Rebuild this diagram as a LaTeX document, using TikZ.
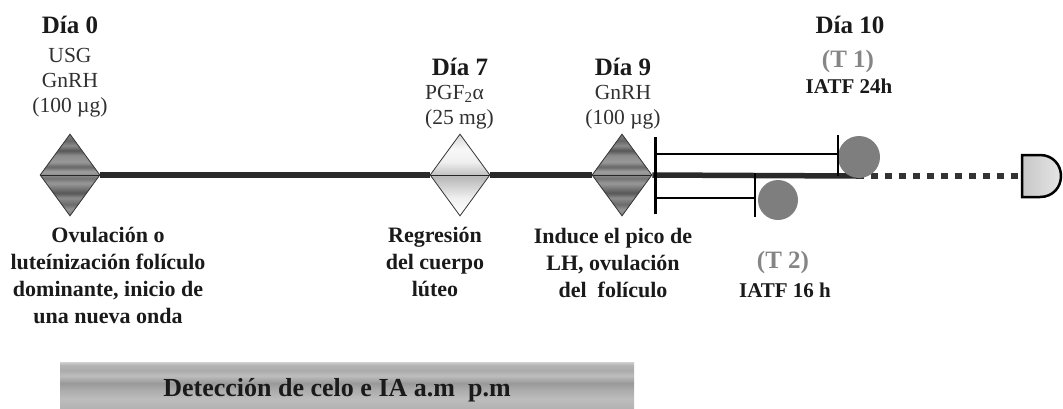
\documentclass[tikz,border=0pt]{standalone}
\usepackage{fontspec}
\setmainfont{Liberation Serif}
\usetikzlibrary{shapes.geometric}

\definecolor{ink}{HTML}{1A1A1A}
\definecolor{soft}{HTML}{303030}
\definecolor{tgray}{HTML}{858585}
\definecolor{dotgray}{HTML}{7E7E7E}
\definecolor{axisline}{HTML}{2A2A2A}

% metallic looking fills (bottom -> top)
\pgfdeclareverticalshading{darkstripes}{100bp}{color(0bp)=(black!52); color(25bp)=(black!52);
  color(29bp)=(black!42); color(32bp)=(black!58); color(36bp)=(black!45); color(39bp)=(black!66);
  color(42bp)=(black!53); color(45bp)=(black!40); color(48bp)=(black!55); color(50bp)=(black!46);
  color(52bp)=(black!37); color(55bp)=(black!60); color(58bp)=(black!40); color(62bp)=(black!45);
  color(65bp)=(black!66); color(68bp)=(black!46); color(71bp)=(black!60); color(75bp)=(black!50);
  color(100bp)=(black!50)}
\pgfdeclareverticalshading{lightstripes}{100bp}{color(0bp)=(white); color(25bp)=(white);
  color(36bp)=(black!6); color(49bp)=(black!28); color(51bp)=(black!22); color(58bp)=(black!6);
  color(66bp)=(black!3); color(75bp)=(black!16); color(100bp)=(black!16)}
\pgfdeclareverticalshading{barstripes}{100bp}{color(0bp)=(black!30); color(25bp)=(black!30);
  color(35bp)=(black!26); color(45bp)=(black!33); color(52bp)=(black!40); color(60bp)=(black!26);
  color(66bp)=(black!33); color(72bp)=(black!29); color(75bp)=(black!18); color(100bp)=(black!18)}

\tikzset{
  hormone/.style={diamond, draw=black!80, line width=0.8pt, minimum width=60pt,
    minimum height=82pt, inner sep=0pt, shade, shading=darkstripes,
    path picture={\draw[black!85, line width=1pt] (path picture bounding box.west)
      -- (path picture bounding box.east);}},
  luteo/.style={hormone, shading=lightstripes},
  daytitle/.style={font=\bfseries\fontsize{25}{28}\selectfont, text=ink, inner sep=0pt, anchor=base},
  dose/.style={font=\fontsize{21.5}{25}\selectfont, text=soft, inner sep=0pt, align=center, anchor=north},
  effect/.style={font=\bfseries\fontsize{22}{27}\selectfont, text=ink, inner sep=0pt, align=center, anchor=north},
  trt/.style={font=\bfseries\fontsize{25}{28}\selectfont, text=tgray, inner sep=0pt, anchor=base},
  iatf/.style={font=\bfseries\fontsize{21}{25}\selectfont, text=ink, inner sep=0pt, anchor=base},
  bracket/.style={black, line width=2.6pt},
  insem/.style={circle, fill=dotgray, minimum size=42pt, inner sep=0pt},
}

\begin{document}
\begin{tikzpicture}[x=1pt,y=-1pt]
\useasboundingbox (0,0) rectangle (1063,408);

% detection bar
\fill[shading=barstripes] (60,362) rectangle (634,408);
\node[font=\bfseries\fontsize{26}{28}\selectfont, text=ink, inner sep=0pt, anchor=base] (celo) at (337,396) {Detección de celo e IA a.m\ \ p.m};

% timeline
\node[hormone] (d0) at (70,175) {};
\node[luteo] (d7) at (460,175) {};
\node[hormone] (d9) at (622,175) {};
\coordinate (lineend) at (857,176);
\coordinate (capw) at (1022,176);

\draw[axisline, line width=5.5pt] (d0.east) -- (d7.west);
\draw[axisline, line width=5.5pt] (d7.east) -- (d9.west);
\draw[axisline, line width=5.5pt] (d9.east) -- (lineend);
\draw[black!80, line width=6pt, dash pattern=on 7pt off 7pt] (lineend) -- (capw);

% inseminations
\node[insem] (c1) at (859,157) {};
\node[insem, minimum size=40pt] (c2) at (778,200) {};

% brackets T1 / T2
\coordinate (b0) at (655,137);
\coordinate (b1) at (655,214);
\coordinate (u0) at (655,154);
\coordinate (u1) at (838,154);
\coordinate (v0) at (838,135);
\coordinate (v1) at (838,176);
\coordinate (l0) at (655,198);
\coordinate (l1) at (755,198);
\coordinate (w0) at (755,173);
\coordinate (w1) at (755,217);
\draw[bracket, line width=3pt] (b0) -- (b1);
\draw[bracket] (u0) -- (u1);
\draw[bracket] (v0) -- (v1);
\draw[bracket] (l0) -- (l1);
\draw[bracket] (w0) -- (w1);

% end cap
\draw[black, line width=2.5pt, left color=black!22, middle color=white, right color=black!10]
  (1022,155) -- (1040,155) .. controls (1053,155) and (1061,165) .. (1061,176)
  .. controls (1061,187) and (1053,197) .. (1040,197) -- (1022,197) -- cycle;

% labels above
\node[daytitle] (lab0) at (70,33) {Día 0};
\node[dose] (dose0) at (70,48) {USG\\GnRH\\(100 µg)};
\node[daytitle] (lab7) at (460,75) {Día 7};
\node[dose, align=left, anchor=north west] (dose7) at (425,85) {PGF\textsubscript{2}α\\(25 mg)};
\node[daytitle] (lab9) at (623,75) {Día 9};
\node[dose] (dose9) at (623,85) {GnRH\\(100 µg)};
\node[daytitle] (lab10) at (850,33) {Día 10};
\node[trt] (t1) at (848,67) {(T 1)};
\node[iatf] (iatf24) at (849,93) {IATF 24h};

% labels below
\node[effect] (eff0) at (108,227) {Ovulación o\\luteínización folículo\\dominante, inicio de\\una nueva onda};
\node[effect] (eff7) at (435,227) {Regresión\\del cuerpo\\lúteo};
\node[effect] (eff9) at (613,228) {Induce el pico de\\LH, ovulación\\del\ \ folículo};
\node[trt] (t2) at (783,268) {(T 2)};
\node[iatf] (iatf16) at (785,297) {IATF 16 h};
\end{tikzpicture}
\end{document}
+-------+
PROMPT:
Without the pictures, print the whole listing exactly as given.

SOLUTION TO THIS TASK:
Rebuild this diagram as a LaTeX document, using TikZ.
\documentclass[tikz,border=0pt]{standalone}
\usepackage{fontspec}
\setmainfont{Liberation Serif}
\usetikzlibrary{shapes.geometric}

\definecolor{ink}{HTML}{1A1A1A}
\definecolor{soft}{HTML}{303030}
\definecolor{tgray}{HTML}{858585}
\definecolor{dotgray}{HTML}{7E7E7E}
\definecolor{axisline}{HTML}{2A2A2A}

% metallic looking fills (bottom -> top)
\pgfdeclareverticalshading{darkstripes}{100bp}{color(0bp)=(black!52); color(25bp)=(black!52);
  color(29bp)=(black!42); color(32bp)=(black!58); color(36bp)=(black!45); color(39bp)=(black!66);
  color(42bp)=(black!53); color(45bp)=(black!40); color(48bp)=(black!55); color(50bp)=(black!46);
  color(52bp)=(black!37); color(55bp)=(black!60); color(58bp)=(black!40); color(62bp)=(black!45);
  color(65bp)=(black!66); color(68bp)=(black!46); color(71bp)=(black!60); color(75bp)=(black!50);
  color(100bp)=(black!50)}
\pgfdeclareverticalshading{lightstripes}{100bp}{color(0bp)=(white); color(25bp)=(white);
  color(36bp)=(black!6); color(49bp)=(black!28); color(51bp)=(black!22); color(58bp)=(black!6);
  color(66bp)=(black!3); color(75bp)=(black!16); color(100bp)=(black!16)}
\pgfdeclareverticalshading{barstripes}{100bp}{color(0bp)=(black!30); color(25bp)=(black!30);
  color(35bp)=(black!26); color(45bp)=(black!33); color(52bp)=(black!40); color(60bp)=(black!26);
  color(66bp)=(black!33); color(72bp)=(black!29); color(75bp)=(black!18); color(100bp)=(black!18)}

\tikzset{
  hormone/.style={diamond, draw=black!80, line width=0.8pt, minimum width=60pt,
    minimum height=82pt, inner sep=0pt, shade, shading=darkstripes,
    path picture={\draw[black!85, line width=1pt] (path picture bounding box.west)
      -- (path picture bounding box.east);}},
  luteo/.style={hormone, shading=lightstripes},
  daytitle/.style={font=\bfseries\fontsize{25}{28}\selectfont, text=ink, inner sep=0pt, anchor=base},
  dose/.style={font=\fontsize{21.5}{25}\selectfont, text=soft, inner sep=0pt, align=center, anchor=north},
  effect/.style={font=\bfseries\fontsize{22}{27}\selectfont, text=ink, inner sep=0pt, align=center, anchor=north},
  trt/.style={font=\bfseries\fontsize{25}{28}\selectfont, text=tgray, inner sep=0pt, anchor=base},
  iatf/.style={font=\bfseries\fontsize{21}{25}\selectfont, text=ink, inner sep=0pt, anchor=base},
  bracket/.style={black, line width=2.6pt},
  insem/.style={circle, fill=dotgray, minimum size=42pt, inner sep=0pt},
}

\begin{document}
\begin{tikzpicture}[x=1pt,y=-1pt]
\useasboundingbox (0,0) rectangle (1063,408);

% detection bar
\fill[shading=barstripes] (60,362) rectangle (634,408);
\node[font=\bfseries\fontsize{26}{28}\selectfont, text=ink, inner sep=0pt, anchor=base] (celo) at (337,396) {Detección de celo e IA a.m\ \ p.m};

% timeline
\node[hormone] (d0) at (70,175) {};
\node[luteo] (d7) at (460,175) {};
\node[hormone] (d9) at (622,175) {};
\coordinate (lineend) at (857,176);
\coordinate (capw) at (1022,176);

\draw[axisline, line width=5.5pt] (d0.east) -- (d7.west);
\draw[axisline, line width=5.5pt] (d7.east) -- (d9.west);
\draw[axisline, line width=5.5pt] (d9.east) -- (lineend);
\draw[black!80, line width=6pt, dash pattern=on 7pt off 7pt] (lineend) -- (capw);

% inseminations
\node[insem] (c1) at (859,157) {};
\node[insem, minimum size=40pt] (c2) at (778,200) {};

% brackets T1 / T2
\coordinate (b0) at (655,137);
\coordinate (b1) at (655,214);
\coordinate (u0) at (655,154);
\coordinate (u1) at (838,154);
\coordinate (v0) at (838,135);
\coordinate (v1) at (838,176);
\coordinate (l0) at (655,198);
\coordinate (l1) at (755,198);
\coordinate (w0) at (755,173);
\coordinate (w1) at (755,217);
\draw[bracket, line width=3pt] (b0) -- (b1);
\draw[bracket] (u0) -- (u1);
\draw[bracket] (v0) -- (v1);
\draw[bracket] (l0) -- (l1);
\draw[bracket] (w0) -- (w1);

% end cap
\draw[black, line width=2.5pt, left color=black!22, middle color=white, right color=black!10]
  (1022,155) -- (1040,155) .. controls (1053,155) and (1061,165) .. (1061,176)
  .. controls (1061,187) and (1053,197) .. (1040,197) -- (1022,197) -- cycle;

% labels above
\node[daytitle] (lab0) at (70,33) {Día 0};
\node[dose] (dose0) at (70,48) {USG\\GnRH\\(100 µg)};
\node[daytitle] (lab7) at (460,75) {Día 7};
\node[dose, align=left, anchor=north west] (dose7) at (425,85) {PGF\textsubscript{2}α\\(25 mg)};
\node[daytitle] (lab9) at (623,75) {Día 9};
\node[dose] (dose9) at (623,85) {GnRH\\(100 µg)};
\node[daytitle] (lab10) at (850,33) {Día 10};
\node[trt] (t1) at (848,67) {(T 1)};
\node[iatf] (iatf24) at (849,93) {IATF 24h};

% labels below
\node[effect] (eff0) at (108,227) {Ovulación o\\luteínización folículo\\dominante, inicio de\\una nueva onda};
\node[effect] (eff7) at (435,227) {Regresión\\del cuerpo\\lúteo};
\node[effect] (eff9) at (613,228) {Induce el pico de\\LH, ovulación\\del\ \ folículo};
\node[trt] (t2) at (783,268) {(T 2)};
\node[iatf] (iatf16) at (785,297) {IATF 16 h};
\end{tikzpicture}
\end{document}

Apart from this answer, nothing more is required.